▸ **Exercise brief**
Collect each line of the records containing the string "this".
[Task material start]
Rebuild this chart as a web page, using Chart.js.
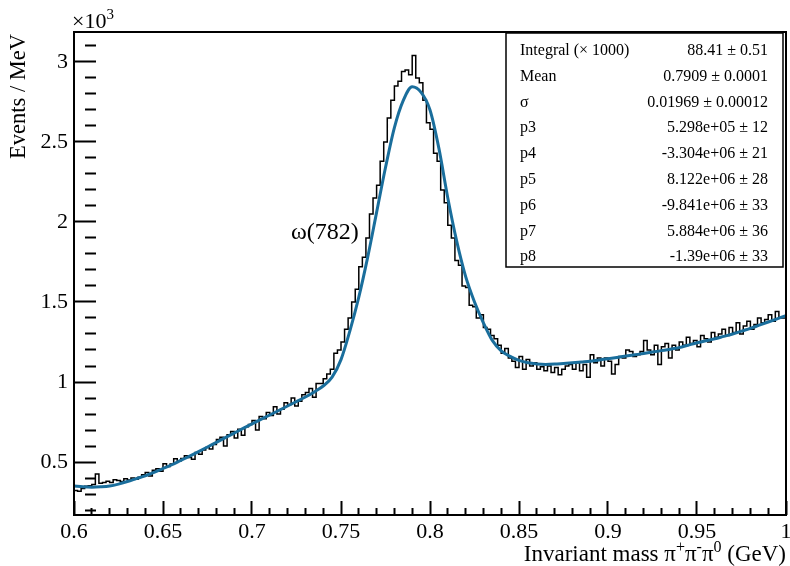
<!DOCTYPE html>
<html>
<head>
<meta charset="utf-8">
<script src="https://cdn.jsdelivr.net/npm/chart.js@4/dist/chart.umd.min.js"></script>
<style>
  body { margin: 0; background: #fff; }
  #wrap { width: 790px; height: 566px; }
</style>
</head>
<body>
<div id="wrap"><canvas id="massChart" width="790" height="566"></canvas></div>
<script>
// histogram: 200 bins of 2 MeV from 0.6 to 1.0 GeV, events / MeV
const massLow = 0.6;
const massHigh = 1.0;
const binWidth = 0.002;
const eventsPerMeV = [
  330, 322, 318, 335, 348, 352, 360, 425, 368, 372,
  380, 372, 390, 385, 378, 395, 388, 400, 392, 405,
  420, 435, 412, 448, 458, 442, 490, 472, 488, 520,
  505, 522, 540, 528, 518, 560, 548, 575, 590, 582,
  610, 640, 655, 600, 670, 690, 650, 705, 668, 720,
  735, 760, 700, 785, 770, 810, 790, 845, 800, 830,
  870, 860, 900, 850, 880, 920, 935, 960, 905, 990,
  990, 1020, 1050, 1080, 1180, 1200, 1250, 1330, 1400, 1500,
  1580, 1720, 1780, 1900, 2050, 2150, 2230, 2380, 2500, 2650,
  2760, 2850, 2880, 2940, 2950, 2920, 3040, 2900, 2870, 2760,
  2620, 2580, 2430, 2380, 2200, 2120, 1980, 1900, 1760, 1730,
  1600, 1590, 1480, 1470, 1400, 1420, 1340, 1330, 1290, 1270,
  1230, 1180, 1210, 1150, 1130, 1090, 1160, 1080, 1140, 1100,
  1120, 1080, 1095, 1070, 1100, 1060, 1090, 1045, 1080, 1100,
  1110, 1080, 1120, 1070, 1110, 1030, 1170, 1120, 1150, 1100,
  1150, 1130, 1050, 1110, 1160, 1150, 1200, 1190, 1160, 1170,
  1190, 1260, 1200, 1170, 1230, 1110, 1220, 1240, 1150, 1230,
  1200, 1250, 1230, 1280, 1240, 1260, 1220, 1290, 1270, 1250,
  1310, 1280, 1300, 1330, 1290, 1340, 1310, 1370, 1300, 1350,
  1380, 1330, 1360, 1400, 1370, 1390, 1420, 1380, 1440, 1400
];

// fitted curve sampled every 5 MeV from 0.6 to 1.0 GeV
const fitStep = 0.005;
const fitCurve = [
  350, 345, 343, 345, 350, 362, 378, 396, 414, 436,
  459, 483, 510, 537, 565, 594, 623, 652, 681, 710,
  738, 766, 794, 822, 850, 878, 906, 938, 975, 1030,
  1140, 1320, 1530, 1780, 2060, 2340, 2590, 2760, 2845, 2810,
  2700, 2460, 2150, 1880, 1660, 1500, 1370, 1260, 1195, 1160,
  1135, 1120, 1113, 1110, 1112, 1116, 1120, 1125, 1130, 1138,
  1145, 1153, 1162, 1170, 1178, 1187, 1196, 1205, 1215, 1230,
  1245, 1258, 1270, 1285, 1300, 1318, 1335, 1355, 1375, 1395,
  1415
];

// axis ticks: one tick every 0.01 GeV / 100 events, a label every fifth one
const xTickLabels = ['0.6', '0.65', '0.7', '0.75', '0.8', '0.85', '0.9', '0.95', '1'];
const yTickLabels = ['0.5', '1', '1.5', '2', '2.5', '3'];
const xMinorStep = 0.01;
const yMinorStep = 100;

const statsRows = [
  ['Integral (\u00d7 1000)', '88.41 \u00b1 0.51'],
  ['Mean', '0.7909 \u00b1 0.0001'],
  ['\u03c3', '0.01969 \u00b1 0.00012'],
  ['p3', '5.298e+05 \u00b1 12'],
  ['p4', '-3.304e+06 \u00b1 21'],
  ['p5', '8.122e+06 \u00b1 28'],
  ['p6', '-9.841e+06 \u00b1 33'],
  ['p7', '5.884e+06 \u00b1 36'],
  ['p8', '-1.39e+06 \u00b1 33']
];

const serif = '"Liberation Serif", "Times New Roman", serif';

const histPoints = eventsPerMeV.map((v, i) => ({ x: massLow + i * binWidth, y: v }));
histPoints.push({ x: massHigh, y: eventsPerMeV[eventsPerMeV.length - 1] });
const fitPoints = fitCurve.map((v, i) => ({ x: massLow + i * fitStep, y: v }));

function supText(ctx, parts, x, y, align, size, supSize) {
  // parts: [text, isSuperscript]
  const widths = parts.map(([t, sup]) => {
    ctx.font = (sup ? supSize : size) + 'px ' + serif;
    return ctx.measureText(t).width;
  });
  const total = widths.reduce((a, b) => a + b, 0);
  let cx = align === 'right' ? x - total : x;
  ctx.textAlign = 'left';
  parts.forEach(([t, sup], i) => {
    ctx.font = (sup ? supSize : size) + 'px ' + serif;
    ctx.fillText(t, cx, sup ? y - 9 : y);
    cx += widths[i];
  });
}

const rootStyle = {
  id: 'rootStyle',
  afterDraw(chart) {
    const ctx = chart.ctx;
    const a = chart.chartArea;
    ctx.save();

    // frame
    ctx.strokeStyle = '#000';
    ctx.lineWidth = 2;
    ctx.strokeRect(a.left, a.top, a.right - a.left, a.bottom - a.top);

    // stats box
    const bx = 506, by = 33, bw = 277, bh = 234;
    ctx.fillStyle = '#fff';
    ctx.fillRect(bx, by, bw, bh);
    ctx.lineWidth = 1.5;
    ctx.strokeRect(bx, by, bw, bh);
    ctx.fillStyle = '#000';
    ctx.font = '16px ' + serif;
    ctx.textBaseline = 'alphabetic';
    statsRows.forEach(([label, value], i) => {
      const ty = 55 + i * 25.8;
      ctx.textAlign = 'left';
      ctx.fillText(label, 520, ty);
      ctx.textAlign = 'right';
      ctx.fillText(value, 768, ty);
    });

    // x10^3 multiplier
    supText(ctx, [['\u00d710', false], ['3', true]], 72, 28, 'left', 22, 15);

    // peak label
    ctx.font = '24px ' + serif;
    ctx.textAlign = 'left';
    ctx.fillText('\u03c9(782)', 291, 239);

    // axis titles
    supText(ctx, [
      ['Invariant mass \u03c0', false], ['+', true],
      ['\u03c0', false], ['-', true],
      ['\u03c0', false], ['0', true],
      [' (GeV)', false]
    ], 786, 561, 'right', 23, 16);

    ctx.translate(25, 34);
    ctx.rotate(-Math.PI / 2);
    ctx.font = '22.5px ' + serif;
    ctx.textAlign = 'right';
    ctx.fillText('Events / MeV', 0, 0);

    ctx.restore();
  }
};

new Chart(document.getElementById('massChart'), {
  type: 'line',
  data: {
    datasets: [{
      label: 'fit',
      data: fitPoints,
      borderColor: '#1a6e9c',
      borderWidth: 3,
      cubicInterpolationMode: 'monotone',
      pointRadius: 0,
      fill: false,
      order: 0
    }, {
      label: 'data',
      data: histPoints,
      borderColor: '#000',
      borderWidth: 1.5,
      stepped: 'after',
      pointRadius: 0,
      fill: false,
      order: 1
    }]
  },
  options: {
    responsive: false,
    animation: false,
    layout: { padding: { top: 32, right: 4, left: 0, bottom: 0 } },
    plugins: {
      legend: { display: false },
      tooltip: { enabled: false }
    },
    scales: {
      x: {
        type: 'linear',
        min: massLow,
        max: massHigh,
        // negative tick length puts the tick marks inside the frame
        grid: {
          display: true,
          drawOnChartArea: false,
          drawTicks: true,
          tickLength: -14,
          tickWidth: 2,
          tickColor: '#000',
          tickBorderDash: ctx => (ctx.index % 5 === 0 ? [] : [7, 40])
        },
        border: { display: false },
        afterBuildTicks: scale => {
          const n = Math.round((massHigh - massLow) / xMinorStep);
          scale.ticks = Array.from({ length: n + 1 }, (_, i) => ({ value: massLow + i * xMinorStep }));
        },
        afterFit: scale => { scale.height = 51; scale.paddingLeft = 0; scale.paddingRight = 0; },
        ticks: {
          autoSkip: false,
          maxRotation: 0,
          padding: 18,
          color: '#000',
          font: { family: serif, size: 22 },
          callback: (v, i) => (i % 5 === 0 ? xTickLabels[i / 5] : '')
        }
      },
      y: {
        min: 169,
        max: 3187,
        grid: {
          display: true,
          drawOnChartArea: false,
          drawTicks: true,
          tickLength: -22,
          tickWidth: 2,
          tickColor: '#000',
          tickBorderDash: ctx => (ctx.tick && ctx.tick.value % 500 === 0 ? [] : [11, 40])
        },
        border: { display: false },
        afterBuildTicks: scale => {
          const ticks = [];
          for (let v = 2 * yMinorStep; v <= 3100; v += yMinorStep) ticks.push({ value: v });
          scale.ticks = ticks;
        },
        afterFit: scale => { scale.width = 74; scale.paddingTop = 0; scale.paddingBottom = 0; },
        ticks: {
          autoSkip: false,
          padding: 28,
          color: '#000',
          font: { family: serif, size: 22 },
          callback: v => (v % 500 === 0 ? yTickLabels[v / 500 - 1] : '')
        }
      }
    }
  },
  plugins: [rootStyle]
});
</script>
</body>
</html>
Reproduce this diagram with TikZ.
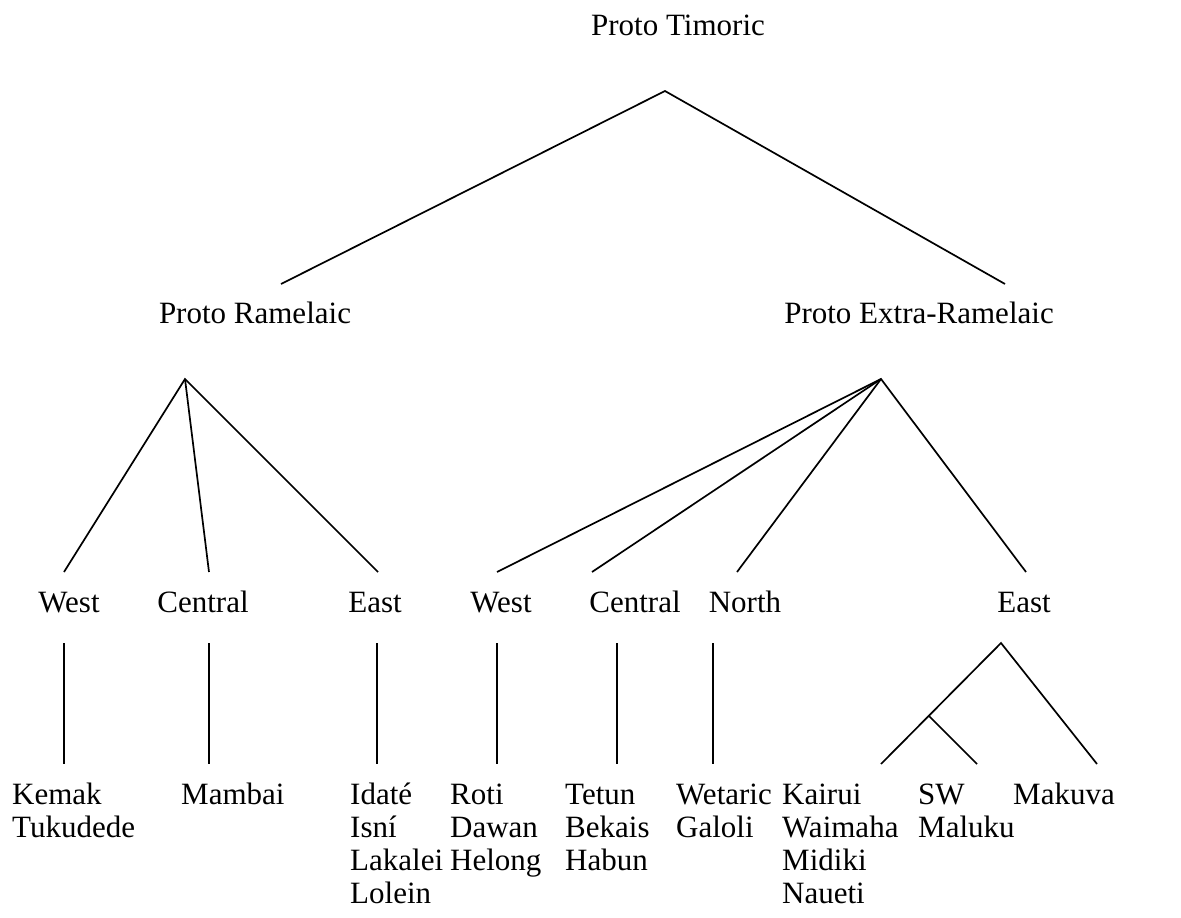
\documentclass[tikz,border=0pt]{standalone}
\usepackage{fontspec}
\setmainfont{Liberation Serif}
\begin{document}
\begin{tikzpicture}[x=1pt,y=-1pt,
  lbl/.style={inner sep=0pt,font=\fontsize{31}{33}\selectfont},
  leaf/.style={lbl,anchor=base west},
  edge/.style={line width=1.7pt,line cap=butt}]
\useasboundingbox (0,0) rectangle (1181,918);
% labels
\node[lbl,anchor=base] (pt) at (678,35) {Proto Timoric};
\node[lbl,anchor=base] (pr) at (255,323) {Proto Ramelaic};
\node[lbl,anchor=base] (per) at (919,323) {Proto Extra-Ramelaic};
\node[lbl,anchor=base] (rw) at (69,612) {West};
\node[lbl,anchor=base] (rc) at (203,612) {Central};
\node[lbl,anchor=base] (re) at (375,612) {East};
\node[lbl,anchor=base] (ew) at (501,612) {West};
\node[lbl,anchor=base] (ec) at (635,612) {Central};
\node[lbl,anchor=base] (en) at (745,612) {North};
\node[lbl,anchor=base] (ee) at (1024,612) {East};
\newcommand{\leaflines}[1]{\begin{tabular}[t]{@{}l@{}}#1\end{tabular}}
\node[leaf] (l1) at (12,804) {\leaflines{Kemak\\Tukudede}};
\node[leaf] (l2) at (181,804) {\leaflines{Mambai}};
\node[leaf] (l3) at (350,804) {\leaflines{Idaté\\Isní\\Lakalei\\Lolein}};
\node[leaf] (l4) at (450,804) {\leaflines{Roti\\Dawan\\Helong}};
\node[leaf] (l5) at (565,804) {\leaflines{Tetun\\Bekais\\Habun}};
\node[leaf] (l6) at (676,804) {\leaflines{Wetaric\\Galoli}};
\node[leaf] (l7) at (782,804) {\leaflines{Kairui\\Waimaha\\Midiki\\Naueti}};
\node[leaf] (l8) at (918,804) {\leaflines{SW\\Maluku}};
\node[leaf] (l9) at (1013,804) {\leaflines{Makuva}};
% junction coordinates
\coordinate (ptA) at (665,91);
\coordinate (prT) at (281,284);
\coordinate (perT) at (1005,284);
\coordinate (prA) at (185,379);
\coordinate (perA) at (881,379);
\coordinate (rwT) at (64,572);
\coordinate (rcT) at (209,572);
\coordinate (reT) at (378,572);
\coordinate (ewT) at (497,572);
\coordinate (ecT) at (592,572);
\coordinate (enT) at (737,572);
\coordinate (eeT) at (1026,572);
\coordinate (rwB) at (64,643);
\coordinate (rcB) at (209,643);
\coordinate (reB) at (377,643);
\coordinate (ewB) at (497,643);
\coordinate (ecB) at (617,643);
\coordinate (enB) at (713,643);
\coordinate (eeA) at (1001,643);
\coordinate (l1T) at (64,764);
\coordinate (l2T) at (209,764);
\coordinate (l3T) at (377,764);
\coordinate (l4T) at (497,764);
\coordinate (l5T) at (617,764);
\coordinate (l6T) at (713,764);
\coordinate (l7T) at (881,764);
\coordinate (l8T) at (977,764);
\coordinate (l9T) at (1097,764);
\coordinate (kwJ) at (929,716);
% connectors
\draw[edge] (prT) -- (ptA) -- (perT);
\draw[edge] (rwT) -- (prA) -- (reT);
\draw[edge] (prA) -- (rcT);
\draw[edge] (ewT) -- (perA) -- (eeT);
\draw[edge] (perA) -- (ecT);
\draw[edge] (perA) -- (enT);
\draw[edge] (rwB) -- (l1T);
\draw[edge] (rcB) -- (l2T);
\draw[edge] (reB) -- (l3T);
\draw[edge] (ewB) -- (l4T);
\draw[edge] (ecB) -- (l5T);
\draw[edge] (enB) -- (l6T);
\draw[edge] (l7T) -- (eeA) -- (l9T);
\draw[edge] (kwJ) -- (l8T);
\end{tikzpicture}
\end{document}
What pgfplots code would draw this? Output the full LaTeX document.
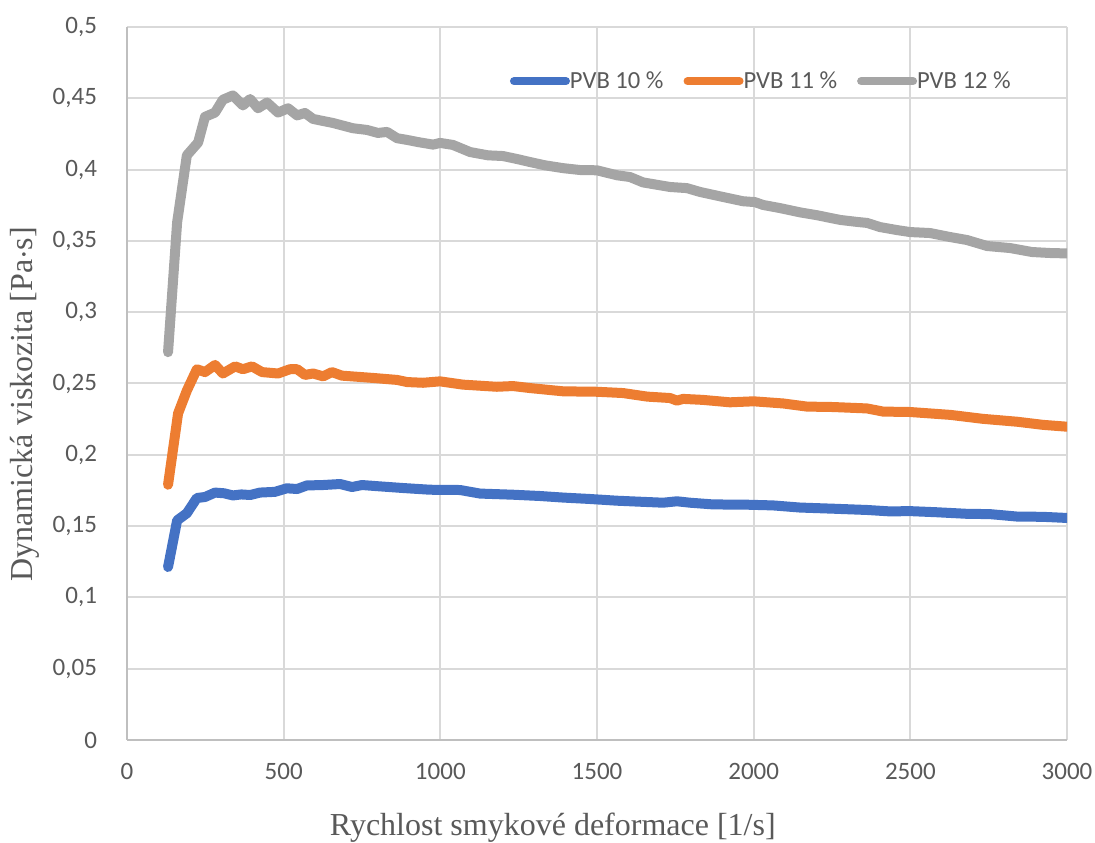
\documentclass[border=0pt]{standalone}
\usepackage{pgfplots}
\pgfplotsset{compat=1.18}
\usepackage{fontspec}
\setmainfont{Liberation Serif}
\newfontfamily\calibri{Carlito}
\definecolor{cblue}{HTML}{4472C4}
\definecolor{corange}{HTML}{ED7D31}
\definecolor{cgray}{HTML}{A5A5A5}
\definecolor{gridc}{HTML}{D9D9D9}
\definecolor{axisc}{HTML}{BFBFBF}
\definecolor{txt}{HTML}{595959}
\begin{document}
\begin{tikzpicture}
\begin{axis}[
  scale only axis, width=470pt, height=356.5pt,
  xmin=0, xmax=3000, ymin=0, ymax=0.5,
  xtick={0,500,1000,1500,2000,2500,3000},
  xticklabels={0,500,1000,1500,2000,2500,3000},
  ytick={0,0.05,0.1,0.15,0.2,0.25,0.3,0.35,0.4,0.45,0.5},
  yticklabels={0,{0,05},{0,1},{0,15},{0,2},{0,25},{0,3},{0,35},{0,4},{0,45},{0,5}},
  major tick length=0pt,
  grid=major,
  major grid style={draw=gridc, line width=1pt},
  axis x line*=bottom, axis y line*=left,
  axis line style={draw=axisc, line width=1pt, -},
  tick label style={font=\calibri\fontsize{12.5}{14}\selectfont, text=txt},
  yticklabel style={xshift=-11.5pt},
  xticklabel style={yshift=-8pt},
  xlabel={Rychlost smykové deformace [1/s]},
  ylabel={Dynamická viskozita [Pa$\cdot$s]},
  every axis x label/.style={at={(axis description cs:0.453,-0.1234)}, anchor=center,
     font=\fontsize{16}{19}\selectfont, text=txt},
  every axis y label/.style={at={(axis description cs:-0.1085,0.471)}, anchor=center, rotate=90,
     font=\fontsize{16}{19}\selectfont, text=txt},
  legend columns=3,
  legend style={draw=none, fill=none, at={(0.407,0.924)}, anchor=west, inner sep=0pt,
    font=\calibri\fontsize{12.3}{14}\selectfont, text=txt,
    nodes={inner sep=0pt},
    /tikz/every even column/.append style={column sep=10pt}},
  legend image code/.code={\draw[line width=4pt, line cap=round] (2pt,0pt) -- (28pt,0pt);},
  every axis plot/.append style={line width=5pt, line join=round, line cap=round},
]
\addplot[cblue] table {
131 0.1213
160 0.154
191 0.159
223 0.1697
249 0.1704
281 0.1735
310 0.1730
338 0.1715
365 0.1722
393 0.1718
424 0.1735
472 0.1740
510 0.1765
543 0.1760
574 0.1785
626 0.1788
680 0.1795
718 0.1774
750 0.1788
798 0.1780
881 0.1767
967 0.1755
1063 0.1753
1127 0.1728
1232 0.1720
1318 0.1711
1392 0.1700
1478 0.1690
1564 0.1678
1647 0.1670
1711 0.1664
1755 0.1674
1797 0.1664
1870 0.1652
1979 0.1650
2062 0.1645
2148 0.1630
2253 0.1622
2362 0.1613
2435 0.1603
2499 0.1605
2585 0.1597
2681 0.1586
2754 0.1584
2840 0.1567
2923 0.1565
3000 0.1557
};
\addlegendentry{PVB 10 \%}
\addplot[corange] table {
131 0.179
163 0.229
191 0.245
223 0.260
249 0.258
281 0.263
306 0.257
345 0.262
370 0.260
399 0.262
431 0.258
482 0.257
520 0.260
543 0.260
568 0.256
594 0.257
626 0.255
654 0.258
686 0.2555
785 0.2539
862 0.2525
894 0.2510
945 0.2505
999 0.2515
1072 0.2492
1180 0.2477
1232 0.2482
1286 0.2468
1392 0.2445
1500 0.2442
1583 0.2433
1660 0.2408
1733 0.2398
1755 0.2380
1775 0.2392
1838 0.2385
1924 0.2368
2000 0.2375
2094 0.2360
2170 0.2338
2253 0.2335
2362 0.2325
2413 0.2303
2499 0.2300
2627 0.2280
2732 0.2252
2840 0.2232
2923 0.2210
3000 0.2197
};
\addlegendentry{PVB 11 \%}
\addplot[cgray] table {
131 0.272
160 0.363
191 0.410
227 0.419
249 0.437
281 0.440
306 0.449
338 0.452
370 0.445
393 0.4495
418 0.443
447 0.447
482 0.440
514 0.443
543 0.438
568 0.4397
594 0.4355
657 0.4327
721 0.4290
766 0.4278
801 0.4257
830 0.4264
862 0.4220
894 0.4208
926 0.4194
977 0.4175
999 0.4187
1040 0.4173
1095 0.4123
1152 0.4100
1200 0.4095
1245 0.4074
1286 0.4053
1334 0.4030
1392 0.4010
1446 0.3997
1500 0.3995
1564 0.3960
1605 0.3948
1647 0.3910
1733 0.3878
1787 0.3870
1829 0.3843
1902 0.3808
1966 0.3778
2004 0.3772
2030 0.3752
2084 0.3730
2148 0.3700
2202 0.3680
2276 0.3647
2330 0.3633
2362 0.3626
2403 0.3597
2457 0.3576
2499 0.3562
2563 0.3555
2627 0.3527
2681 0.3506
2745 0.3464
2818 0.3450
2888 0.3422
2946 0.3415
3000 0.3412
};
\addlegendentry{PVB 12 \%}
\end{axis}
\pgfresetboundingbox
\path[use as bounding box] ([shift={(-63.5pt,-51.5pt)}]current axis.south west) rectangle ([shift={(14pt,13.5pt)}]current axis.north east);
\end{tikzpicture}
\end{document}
[Task material end]
▸ **Written response**
Rebuild this chart as a web page, using Chart.js.
Reproduce this diagram with TikZ.
What pgfplots code would draw this? Output the full LaTeX document.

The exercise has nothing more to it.